What you have to do: Leave the pictures out. Return all other data exactly.

+===+

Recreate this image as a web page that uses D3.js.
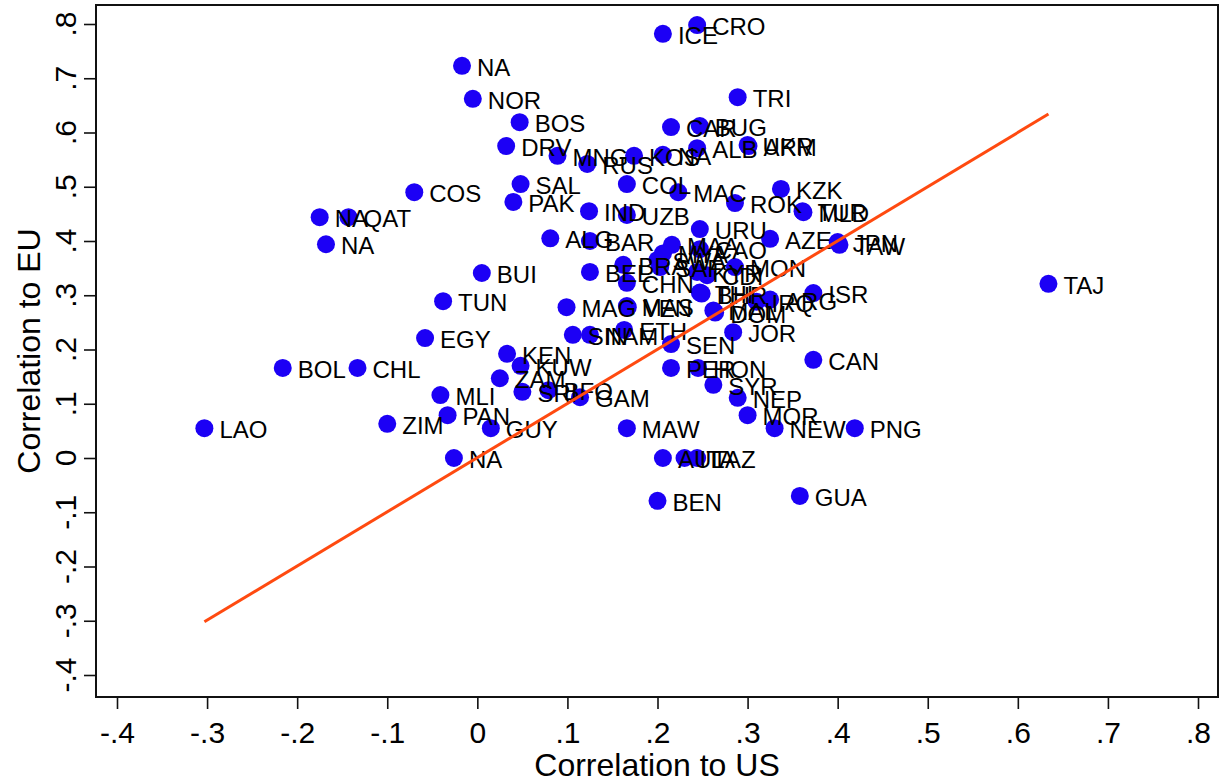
<!DOCTYPE html>
<html>
<head>
<meta charset="utf-8">
<script src="https://cdn.jsdelivr.net/npm/d3@7"></script>
<style>
  html, body { margin: 0; padding: 0; background: #fff; }
  svg { display: block; font-family: "Liberation Sans", Arial, Helvetica, sans-serif; }
</style>
</head>
<body>
<svg id="chart" width="1225" height="784"></svg>
<script>
// Country codes with their correlation to US and to EU
const countries = ["CRO","ICE","NA","NOR","TRI","BOS","CAR","BUG","DRV","MNG","RUS","KOS","NA","ALB","UKR","ARM",
  "COS","SAL","PAK","COL","MAC","ROK","KZK","TUR","MLD","NA","QAT","NA","IND","UZB","URU","ALG","BAR","AZE","JPN","TAW",
  "BUI","TUN","EGY","KEN","KUW","ZAM","SRI","BFO","GAM","MLI","PAN","GUY","NA","ZIM","LAO","BOL","CHL","MAW","AUL","ITA",
  "TAZ","BEN","GUA","PNG","NEW","MOR","NEP","SYR","CAN","PER","HON","SEN","ETH","JOR","SIN","NAM","MAG","MAS","VEN",
  "CHN","BRA","BEL","MYA","SWA","SAF","MAA","CAO","KYR","CDI","MON","THI","BHR","MAL","DOM","IRQ","ARG","ISR","TAJ"];

const corrUS = [0.244,0.206,-0.017,-0.005,0.289,0.047,0.215,0.247,0.032,0.089,0.122,0.174,0.206,0.244,0.300,0.301,
  -0.070,0.048,0.040,0.166,0.223,0.286,0.337,0.361,0.362,-0.175,-0.143,-0.168,0.124,0.166,0.247,0.081,0.125,0.325,0.400,0.402,
  0.005,-0.038,-0.058,0.033,0.048,0.025,0.050,0.079,0.114,-0.041,-0.033,0.015,-0.026,-0.100,-0.303,-0.216,-0.133,0.166,0.206,0.230,
  0.244,0.200,0.358,0.419,0.330,0.300,0.289,0.262,0.373,0.215,0.245,0.215,0.163,0.284,0.106,0.125,0.099,0.166,0.167,
  0.166,0.162,0.125,0.206,0.200,0.203,0.216,0.247,0.244,0.255,0.286,0.247,0.249,0.262,0.264,0.310,0.325,0.373,0.634];

const corrEU = [0.798,0.782,0.723,0.662,0.665,0.619,0.610,0.612,0.575,0.557,0.542,0.557,0.559,0.571,0.577,0.575,
  0.490,0.505,0.472,0.505,0.490,0.470,0.496,0.455,0.453,0.444,0.444,0.394,0.455,0.448,0.422,0.405,0.400,0.404,0.398,0.393,
  0.341,0.289,0.221,0.192,0.170,0.147,0.122,0.125,0.112,0.116,0.079,0.055,0.000,0.063,0.055,0.166,0.166,0.055,0.000,0.000,
  0.000,-0.079,-0.070,0.055,0.055,0.079,0.111,0.135,0.181,0.166,0.166,0.210,0.236,0.232,0.227,0.227,0.278,0.280,0.278,
  0.323,0.356,0.343,0.377,0.365,0.352,0.393,0.385,0.343,0.337,0.352,0.305,0.303,0.272,0.268,0.288,0.292,0.304,0.321];

// Linear fit endpoints (over the range of the US correlations)
const fitUS = [-0.303, 0.634];
const fitEU = [-0.302, 0.634];

// Axis ticks
const xTicks = [-0.4,-0.3,-0.2,-0.1,0,0.1,0.2,0.3,0.4,0.5,0.6,0.7,0.8];
const yTicks = [-0.4,-0.3,-0.2,-0.1,0,0.1,0.2,0.3,0.4,0.5,0.6,0.7,0.8];
const xTitle = "Correlation to US";
const yTitle = "Correlation to EU";

// Stata-style tick text: no leading zero, plain hyphen for negatives
const fmt = v => {
  const t = Math.round(v * 10);
  if (t === 0) return "0";
  return (t < 0 ? "-" : "") + "." + Math.abs(t);
};

const svg = d3.select("#chart");
const frame = { left: 96, right: 1218, top: 5, bottom: 697 };

const x = d3.scaleLinear().domain([-0.4, 0.8]).range([117, 1198]);
const y = d3.scaleLinear().domain([-0.4, 0.8]).range([675, 24]);

// Plot region outline
svg.append("rect")
  .attr("x", frame.left).attr("y", frame.top)
  .attr("width", frame.right - frame.left)
  .attr("height", frame.bottom - frame.top)
  .attr("fill", "none").attr("stroke", "#111").attr("stroke-width", 2);

// X axis
const xAxis = svg.append("g").attr("transform", `translate(0,${frame.bottom})`)
  .call(d3.axisBottom(x).tickValues(xTicks).tickSize(12).tickPadding(13).tickFormat(fmt));
xAxis.select(".domain").remove();
xAxis.selectAll(".tick line").attr("stroke", "#111").attr("stroke-width", 1.6);
xAxis.selectAll(".tick text").attr("font-size", 30).attr("fill", "#000")
  .attr("font-family", "Liberation Sans, Arial, sans-serif");

// Y axis with rotated tick labels
const yAxis = svg.append("g").attr("transform", `translate(${frame.left},0)`)
  .call(d3.axisLeft(y).tickValues(yTicks).tickSize(12).tickFormat(""));
yAxis.select(".domain").remove();
yAxis.selectAll(".tick line").attr("stroke", "#111").attr("stroke-width", 1.6);
svg.append("g").selectAll("text").data(yTicks).join("text")
  .attr("transform", d => `translate(76,${y(d)}) rotate(-90)`)
  .attr("text-anchor", "middle")
  .attr("font-size", 30).attr("fill", "#000")
  .text(fmt);

// Axis titles
svg.append("text")
  .attr("x", (frame.left + frame.right) / 2).attr("y", 776)
  .attr("text-anchor", "middle").attr("font-size", 32).attr("fill", "#000")
  .text(xTitle);
svg.append("text")
  .attr("transform", `translate(40,${(frame.top + frame.bottom) / 2}) rotate(-90)`)
  .attr("text-anchor", "middle").attr("font-size", 32).attr("fill", "#000")
  .text(yTitle);

// Points and their labels
const pts = countries.map((c, i) => ({ c, us: corrUS[i], eu: corrEU[i] }));
const g = svg.append("g");
g.selectAll("circle").data(pts).join("circle")
  .attr("cx", d => x(d.us)).attr("cy", d => y(d.eu))
  .attr("r", 9).attr("fill", "#1c00f5");
g.selectAll("text").data(pts).join("text")
  .attr("x", d => x(d.us) + 15).attr("y", d => y(d.eu) + 10)
  .attr("font-size", 24).attr("fill", "#000")
  .text(d => d.c);

// Fitted line
svg.append("line")
  .attr("x1", x(fitUS[0])).attr("y1", y(fitEU[0]))
  .attr("x2", x(fitUS[1])).attr("y2", y(fitEU[1]))
  .attr("stroke", "#ff4a10").attr("stroke-width", 3);
</script>
</body>
</html>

+===+

Response below:
Recreate this image as a web page that uses D3.js.
<!DOCTYPE html>
<html>
<head>
<meta charset="utf-8">
<script src="https://cdn.jsdelivr.net/npm/d3@7"></script>
<style>
  html, body { margin: 0; padding: 0; background: #fff; }
  svg { display: block; font-family: "Liberation Sans", Arial, Helvetica, sans-serif; }
</style>
</head>
<body>
<svg id="chart" width="1225" height="784"></svg>
<script>
// Country codes with their correlation to US and to EU
const countries = ["CRO","ICE","NA","NOR","TRI","BOS","CAR","BUG","DRV","MNG","RUS","KOS","NA","ALB","UKR","ARM",
  "COS","SAL","PAK","COL","MAC","ROK","KZK","TUR","MLD","NA","QAT","NA","IND","UZB","URU","ALG","BAR","AZE","JPN","TAW",
  "BUI","TUN","EGY","KEN","KUW","ZAM","SRI","BFO","GAM","MLI","PAN","GUY","NA","ZIM","LAO","BOL","CHL","MAW","AUL","ITA",
  "TAZ","BEN","GUA","PNG","NEW","MOR","NEP","SYR","CAN","PER","HON","SEN","ETH","JOR","SIN","NAM","MAG","MAS","VEN",
  "CHN","BRA","BEL","MYA","SWA","SAF","MAA","CAO","KYR","CDI","MON","THI","BHR","MAL","DOM","IRQ","ARG","ISR","TAJ"];

const corrUS = [0.244,0.206,-0.017,-0.005,0.289,0.047,0.215,0.247,0.032,0.089,0.122,0.174,0.206,0.244,0.300,0.301,
  -0.070,0.048,0.040,0.166,0.223,0.286,0.337,0.361,0.362,-0.175,-0.143,-0.168,0.124,0.166,0.247,0.081,0.125,0.325,0.400,0.402,
  0.005,-0.038,-0.058,0.033,0.048,0.025,0.050,0.079,0.114,-0.041,-0.033,0.015,-0.026,-0.100,-0.303,-0.216,-0.133,0.166,0.206,0.230,
  0.244,0.200,0.358,0.419,0.330,0.300,0.289,0.262,0.373,0.215,0.245,0.215,0.163,0.284,0.106,0.125,0.099,0.166,0.167,
  0.166,0.162,0.125,0.206,0.200,0.203,0.216,0.247,0.244,0.255,0.286,0.247,0.249,0.262,0.264,0.310,0.325,0.373,0.634];

const corrEU = [0.798,0.782,0.723,0.662,0.665,0.619,0.610,0.612,0.575,0.557,0.542,0.557,0.559,0.571,0.577,0.575,
  0.490,0.505,0.472,0.505,0.490,0.470,0.496,0.455,0.453,0.444,0.444,0.394,0.455,0.448,0.422,0.405,0.400,0.404,0.398,0.393,
  0.341,0.289,0.221,0.192,0.170,0.147,0.122,0.125,0.112,0.116,0.079,0.055,0.000,0.063,0.055,0.166,0.166,0.055,0.000,0.000,
  0.000,-0.079,-0.070,0.055,0.055,0.079,0.111,0.135,0.181,0.166,0.166,0.210,0.236,0.232,0.227,0.227,0.278,0.280,0.278,
  0.323,0.356,0.343,0.377,0.365,0.352,0.393,0.385,0.343,0.337,0.352,0.305,0.303,0.272,0.268,0.288,0.292,0.304,0.321];

// Linear fit endpoints (over the range of the US correlations)
const fitUS = [-0.303, 0.634];
const fitEU = [-0.302, 0.634];

// Axis ticks
const xTicks = [-0.4,-0.3,-0.2,-0.1,0,0.1,0.2,0.3,0.4,0.5,0.6,0.7,0.8];
const yTicks = [-0.4,-0.3,-0.2,-0.1,0,0.1,0.2,0.3,0.4,0.5,0.6,0.7,0.8];
const xTitle = "Correlation to US";
const yTitle = "Correlation to EU";

// Stata-style tick text: no leading zero, plain hyphen for negatives
const fmt = v => {
  const t = Math.round(v * 10);
  if (t === 0) return "0";
  return (t < 0 ? "-" : "") + "." + Math.abs(t);
};

const svg = d3.select("#chart");
const frame = { left: 96, right: 1218, top: 5, bottom: 697 };

const x = d3.scaleLinear().domain([-0.4, 0.8]).range([117, 1198]);
const y = d3.scaleLinear().domain([-0.4, 0.8]).range([675, 24]);

// Plot region outline
svg.append("rect")
  .attr("x", frame.left).attr("y", frame.top)
  .attr("width", frame.right - frame.left)
  .attr("height", frame.bottom - frame.top)
  .attr("fill", "none").attr("stroke", "#111").attr("stroke-width", 2);

// X axis
const xAxis = svg.append("g").attr("transform", `translate(0,${frame.bottom})`)
  .call(d3.axisBottom(x).tickValues(xTicks).tickSize(12).tickPadding(13).tickFormat(fmt));
xAxis.select(".domain").remove();
xAxis.selectAll(".tick line").attr("stroke", "#111").attr("stroke-width", 1.6);
xAxis.selectAll(".tick text").attr("font-size", 30).attr("fill", "#000")
  .attr("font-family", "Liberation Sans, Arial, sans-serif");

// Y axis with rotated tick labels
const yAxis = svg.append("g").attr("transform", `translate(${frame.left},0)`)
  .call(d3.axisLeft(y).tickValues(yTicks).tickSize(12).tickFormat(""));
yAxis.select(".domain").remove();
yAxis.selectAll(".tick line").attr("stroke", "#111").attr("stroke-width", 1.6);
svg.append("g").selectAll("text").data(yTicks).join("text")
  .attr("transform", d => `translate(76,${y(d)}) rotate(-90)`)
  .attr("text-anchor", "middle")
  .attr("font-size", 30).attr("fill", "#000")
  .text(fmt);

// Axis titles
svg.append("text")
  .attr("x", (frame.left + frame.right) / 2).attr("y", 776)
  .attr("text-anchor", "middle").attr("font-size", 32).attr("fill", "#000")
  .text(xTitle);
svg.append("text")
  .attr("transform", `translate(40,${(frame.top + frame.bottom) / 2}) rotate(-90)`)
  .attr("text-anchor", "middle").attr("font-size", 32).attr("fill", "#000")
  .text(yTitle);

// Points and their labels
const pts = countries.map((c, i) => ({ c, us: corrUS[i], eu: corrEU[i] }));
const g = svg.append("g");
g.selectAll("circle").data(pts).join("circle")
  .attr("cx", d => x(d.us)).attr("cy", d => y(d.eu))
  .attr("r", 9).attr("fill", "#1c00f5");
g.selectAll("text").data(pts).join("text")
  .attr("x", d => x(d.us) + 15).attr("y", d => y(d.eu) + 10)
  .attr("font-size", 24).attr("fill", "#000")
  .text(d => d.c);

// Fitted line
svg.append("line")
  .attr("x1", x(fitUS[0])).attr("y1", y(fitEU[0]))
  .attr("x2", x(fitUS[1])).attr("y2", y(fitEU[1]))
  .attr("stroke", "#ff4a10").attr("stroke-width", 3);
</script>
</body>
</html>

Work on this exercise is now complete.